MANILA – President Ferdinand R. Marcos Jr. signed into law on Wednesday a measure imposing a value-added tax (VAT) on foreign digital services providers (DSPs).

A priority measure of the administration, Republic Act (RA) 12023 imposes a 12 percent VAT on foreign DSPs, such as Netflix, Disney, and HBO, to generate additional revenue for the government.

In his message, Marcos said the new law would level the playing field for local providers.

“If you are reaping the rewards of a fruitful digital economy here, it is only right that you contribute also to its growth. After all, whether you are a small tech startup or a global tech giant based halfway around the world, if you are making money here in the Philippines, you’re a part of our community, and with that comes a shared responsibility,” Marcos said.

According to the President, about PHP105 billion in revenue is expected to be collected in the next five years due to RA 12023.

The amount is enough to build 42,000 classrooms, more than 6,000 rural health units, and 7,000 km of farm-to-market roads, the Chief Executive noted.

Additionally, 5 percent of the revenues generated by the law will be allocated to the local creative industry.

“This means our artists, filmmakers, musicians, the very people who fill our platforms with storage and the content, will directly benefit. It ensures that our creative talents are not just surviving in a competitive digital market, but will be allowed by fairness and progress,” Marcos said.

The President thanked the legislators for passing the measure even as he called on companies covered by the law to support and heed the rules of the Act.

‘Fair and square’ tax policies

Senator Sherwin Gatchalian, meanwhile, said the new law is expected to address revenue losses by clarifying the taxability of non-resident digital service providers and addressing the ambiguity in the previous law.

“We believe in the importance of creating an environment where our digital services providers, whether they are nonresident or local, operate under fair and square tax policies,” Gatchalian said in a statement.

He said the new measure does not mean a new tax imposition.

“Hindi tayo nagpapataw ng bagong buwis. Kokolektahin lang natin ang buwis na dapat naman talaga nating nakokolekta mula sa mga dayuhang (We are not imposing new taxes. We will only collect the tax that we should be collecting from foreign) digital service providers,” he said.

Revenue boost

Finance Secretary Ralph Recto, for his part, said the enactment of the VAT on digital services will ensure equitable tax treatment on all digital businesses and will boost revenue collections.

“This is not a new tax mechanism. We are just merely correcting the current system that creates an unfair advantage to foreign digital service providers and weakens the country’s tax base, forgoing much-needed revenues that could have been used to fund crucial public services, infrastructure, and other socio-economic programs,” Recto said in a statement on Wednesday.

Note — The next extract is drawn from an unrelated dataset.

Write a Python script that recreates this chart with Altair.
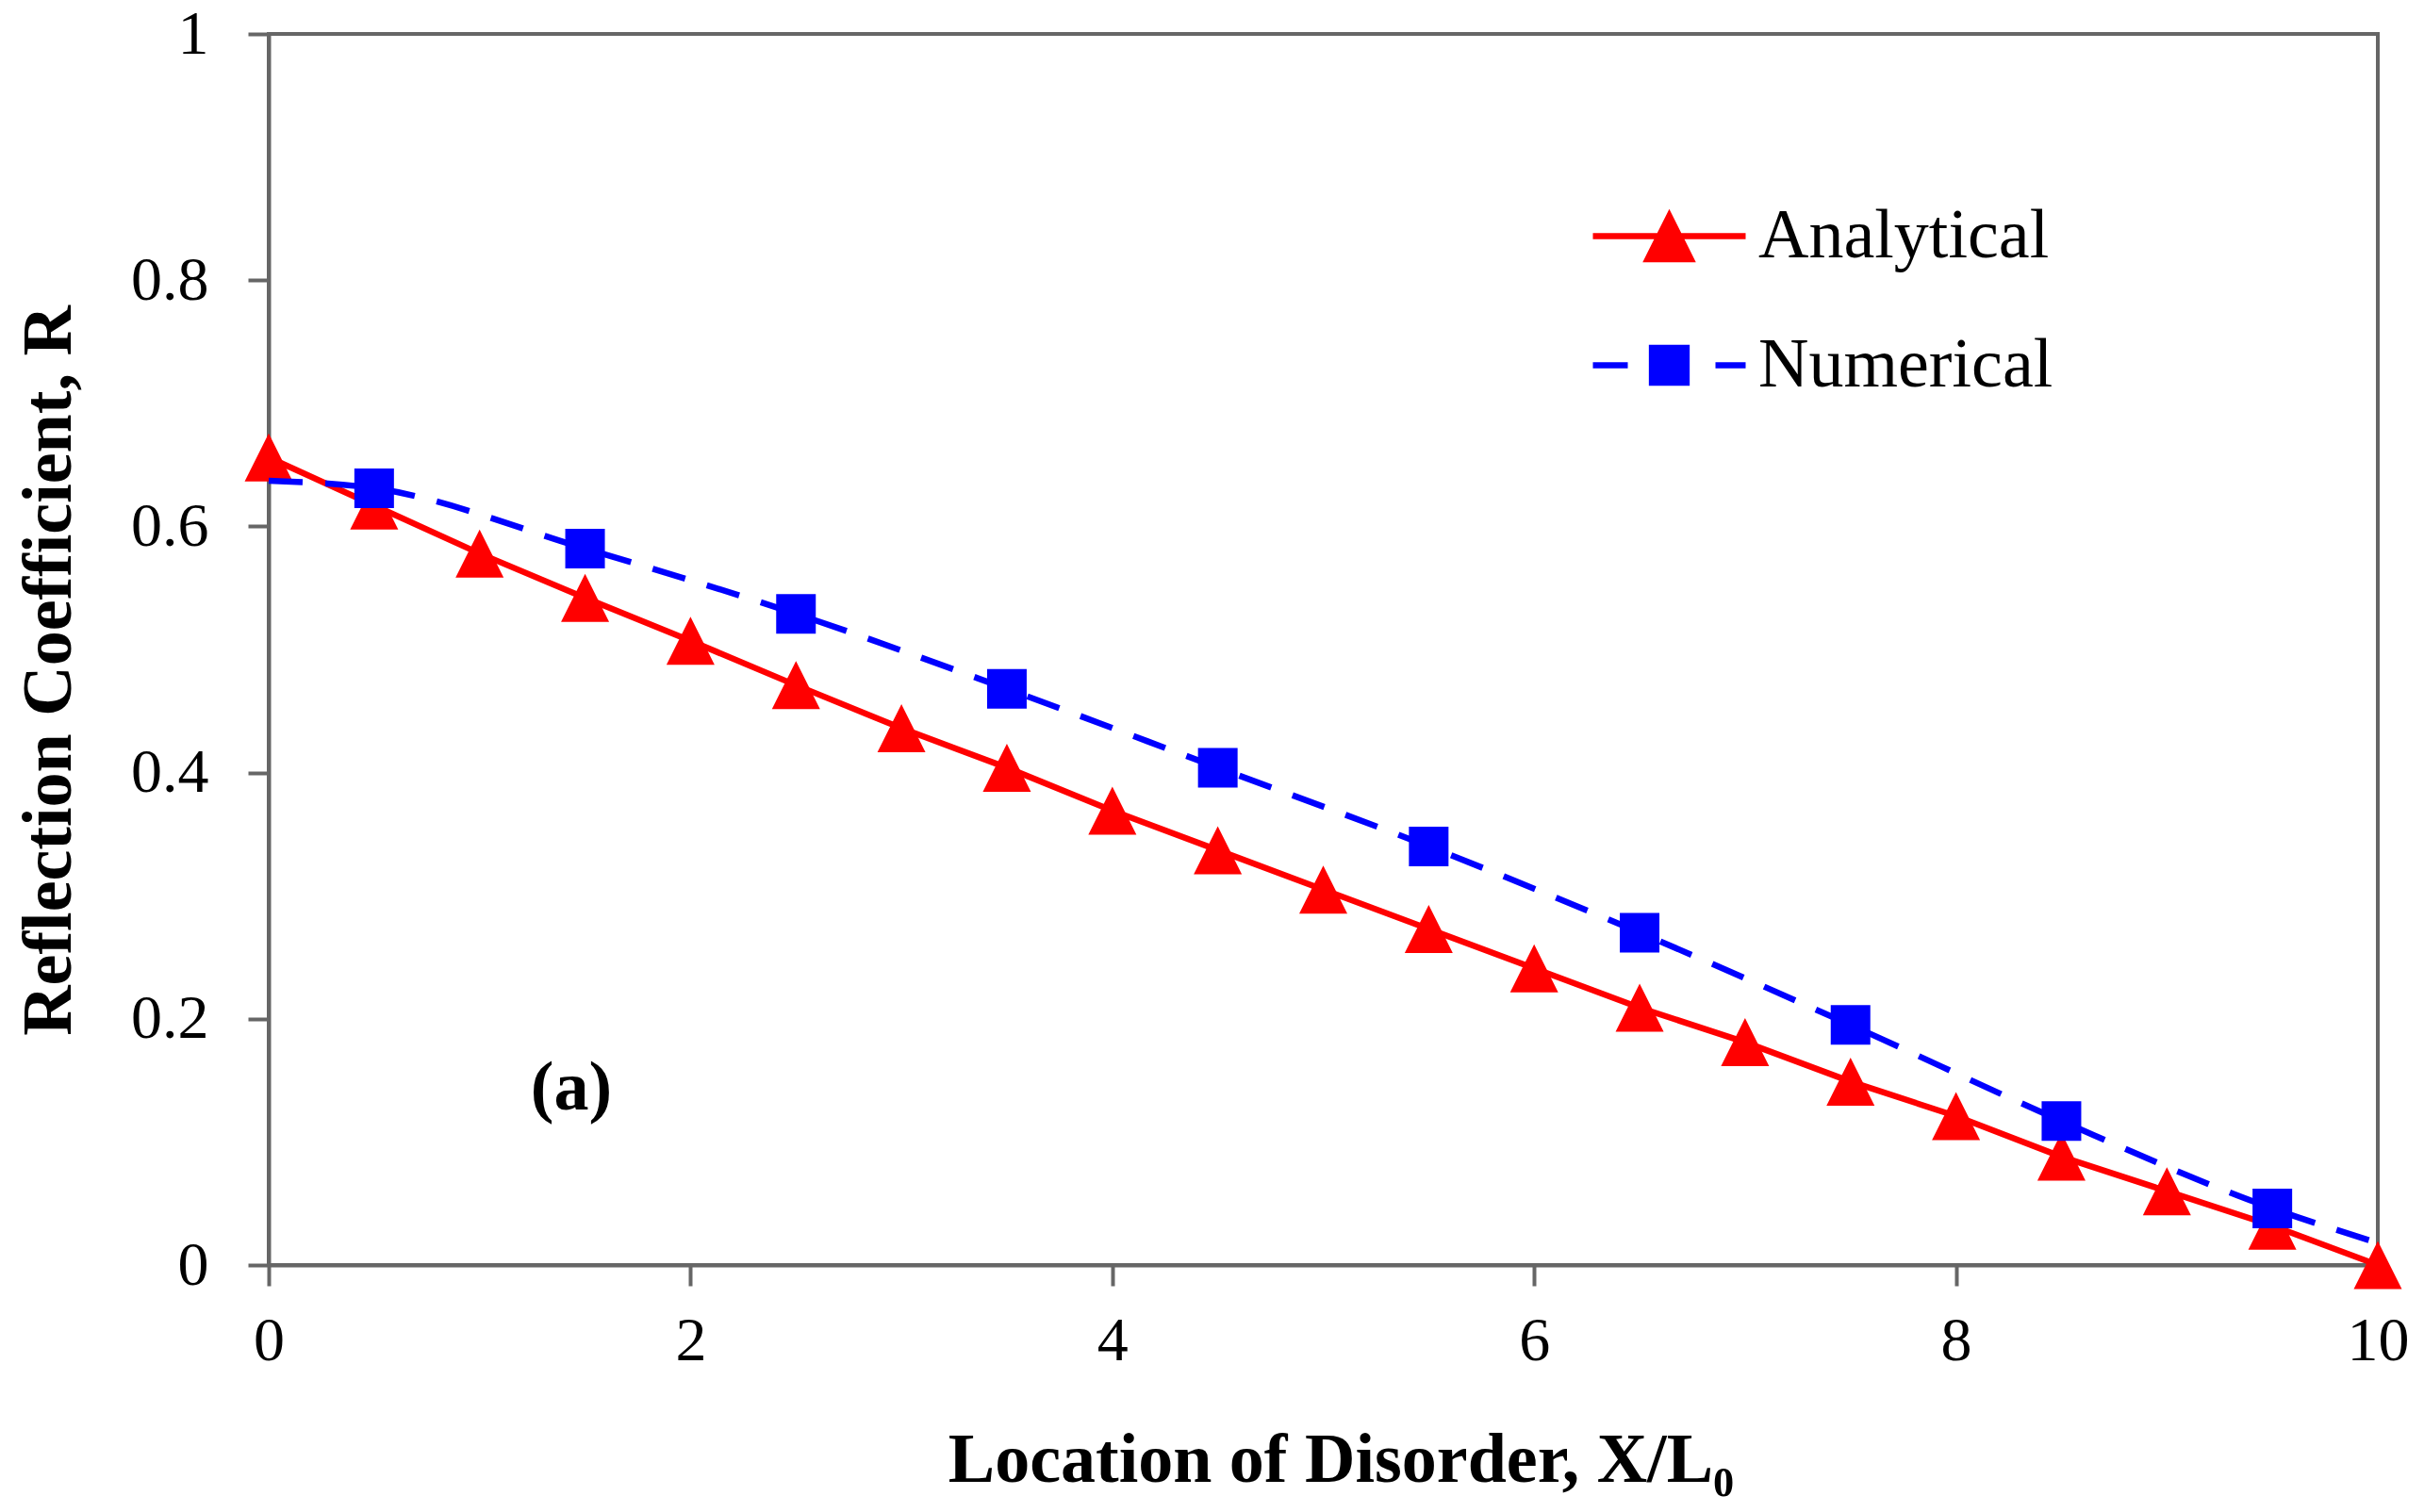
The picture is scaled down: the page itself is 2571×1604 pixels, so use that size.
import altair as alt
import pandas as pd

# ---- data ----
x_analytical = [0, 0.5, 1, 1.5, 2, 2.5, 3, 3.5, 4, 4.5, 5, 5.5, 6, 6.5, 7, 7.5, 8, 8.5, 9, 9.5, 10]
r_analytical = [0.656, 0.617, 0.578, 0.542, 0.507, 0.471, 0.436, 0.404, 0.369, 0.337, 0.305,
                0.273, 0.241, 0.209, 0.181, 0.149, 0.121, 0.088, 0.060, 0.032, 0.0]

x_numerical = [0.5, 1.5, 2.5, 3.5, 4.5, 5.5, 6.5, 7.5, 8.5, 9.5]
r_numerical = [0.631, 0.582, 0.529, 0.468, 0.404, 0.340, 0.270, 0.195, 0.117, 0.046]

x_numerical_line = [0] + x_numerical + [10]
r_numerical_line = [0.637] + r_numerical + [0.018]

series_names = ["Analytical", "Numerical"]
series_colors = ["#FF0000", "#0000FF"]

x_ticks = [0, 2, 4, 6, 8, 10]
y_ticks = [0, 0.2, 0.4, 0.6, 0.8, 1]

panel_label = ["(a)"]
panel_label_x = [1.435]
panel_label_y = [0.143]

# ---- tables ----
df_an = pd.DataFrame({"x": x_analytical, "r": r_analytical, "series": series_names[0]})
df_num = pd.DataFrame({"x": x_numerical, "r": r_numerical, "series": series_names[1]})
df_num_line = pd.DataFrame({"x": x_numerical_line, "r": r_numerical_line, "series": series_names[1]})
df_all = pd.concat([df_an, df_num], ignore_index=True)
df_label = pd.DataFrame({"x": panel_label_x, "r": panel_label_y, "t": panel_label})

SERIF = "Liberation Serif"
GRAY = "#666666"

x_enc = alt.X(
    "x:Q",
    scale=alt.Scale(domain=[0, 10], nice=False, zero=False),
    axis=alt.Axis(
        values=x_ticks, format="d", title="Location of Disorder, X/L₀",
        titleFont=SERIF, titleFontSize=74, titleFontWeight="bold", titleColor="black",
        titleBaseline="alphabetic", titleAlign="center", titleX=1137, titleY=229,
        labelFont=SERIF, labelFontSize=66, labelColor="black", labelFlush=False,
        labelBaseline="alphabetic", labelPadding=78, labelOverlap=False,
        tickSize=22, tickWidth=4, tickColor=GRAY, domainColor=GRAY, domainWidth=4, grid=False,
    ),
)
y_enc = alt.Y(
    "r:Q",
    scale=alt.Scale(domain=[0, 1], nice=False),
    axis=alt.Axis(
        values=y_ticks, format="~g", title="Reflection Coefficient, R",
        titleFont=SERIF, titleFontSize=74, titleFontWeight="bold", titleColor="black",
        titleBaseline="alphabetic", titleAlign="center", titleAngle=270, titleX=-211, titleY=675,
        labelFont=SERIF, labelFontSize=66, labelColor="black", labelPadding=42, labelOverlap=False,
        tickSize=22, tickWidth=4, tickColor=GRAY, domainColor=GRAY, domainWidth=4, grid=False,
    ),
)

tri_path = "M0,-1L1,1L-1,1Z"

line_an = alt.Chart(df_an).mark_line(color=series_colors[0], strokeWidth=6.5).encode(x=x_enc, y=y_enc)
pts_an = alt.Chart(df_an).mark_point(filled=True, opacity=1, strokeWidth=0).encode(
    x=x_enc, y=y_enc,
    shape=alt.value(tri_path), fill=alt.value(series_colors[0]), size=alt.value(2601),
)
line_num = alt.Chart(df_num_line).mark_line(
    color=series_colors[1], strokeWidth=6.5, strokeDash=[36, 24], interpolate="monotone"
).encode(x=x_enc, y=y_enc)
pts_num = alt.Chart(df_num).mark_point(filled=True, opacity=1, strokeWidth=0).encode(
    x=x_enc, y=y_enc,
    shape=alt.value("square"), fill=alt.value(series_colors[1]), size=alt.value(1764),
)

legend_an = "M-2.025,0H2.025M0,-0.54L0.575,0.61L-0.575,0.61Z"
legend_num = "M-2.025,0H-1.1M1.225,0H2.025M-0.46,-0.46H0.46V0.46H-0.46Z"

leg = alt.Legend(
    title=None, orient="none", legendX=1442, legendY=171, direction="vertical",
    symbolSize=6400, symbolStrokeWidth=6.5, symbolOpacity=1,
    labelFont=SERIF, labelFontSize=74, labelColor="black", labelOffset=51, labelLimit=1000,
    rowPadding=56, padding=0,
)
legend_layer = alt.Chart(df_all).mark_point(opacity=0).encode(
    x=x_enc, y=y_enc,
    fill=alt.Fill("series:N", scale=alt.Scale(domain=series_names, range=series_colors), legend=leg),
    stroke=alt.Stroke("series:N", scale=alt.Scale(domain=series_names, range=series_colors), legend=leg),
    shape=alt.Shape("series:N", scale=alt.Scale(domain=series_names, range=[legend_an, legend_num]), legend=leg),
)

label = alt.Chart(df_label).mark_text(
    font=SERIF, fontSize=74, fontWeight="bold", color="black", align="center", baseline="middle"
).encode(x=x_enc, y=y_enc, text="t:N")

chart = (
    alt.layer(line_an, pts_an, line_num, pts_num, legend_layer, label)
    .properties(
        width=2237, height=1306,
        padding={"left": 277, "top": 28, "right": 41, "bottom": 254},
        autosize=alt.AutoSizeParams(type="none"),
        background="white",
    )
    .configure_view(stroke=GRAY, strokeWidth=4)
)

chart.save("out.html", embed_options={"renderer": "svg", "actions": False})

“By doing this, we foster fairness, competition, and inclusion in our tax system and marketplace. Whether you are a local entrepreneur or a global giant, everyone will play by the same rules,” he added.

The new law strengthens the Bureau of Internal Revenue’s (BIR) authority to collect the value-added tax on digital services by providing measures on how foreign DSPs can comply with the value-added tax requirements under the Philippine Tax Code.

Foreign DSPs whose gross sales or receipts for the past year have exceeded PHP3 million are required to register for value-added tax.

Foreign DSPs are required to designate a representative office or agent –a resident corporation registered under Philippine law to assist in compliance with the provisions of the Tax Code.

Non-compliant businesses will be temporarily suspended.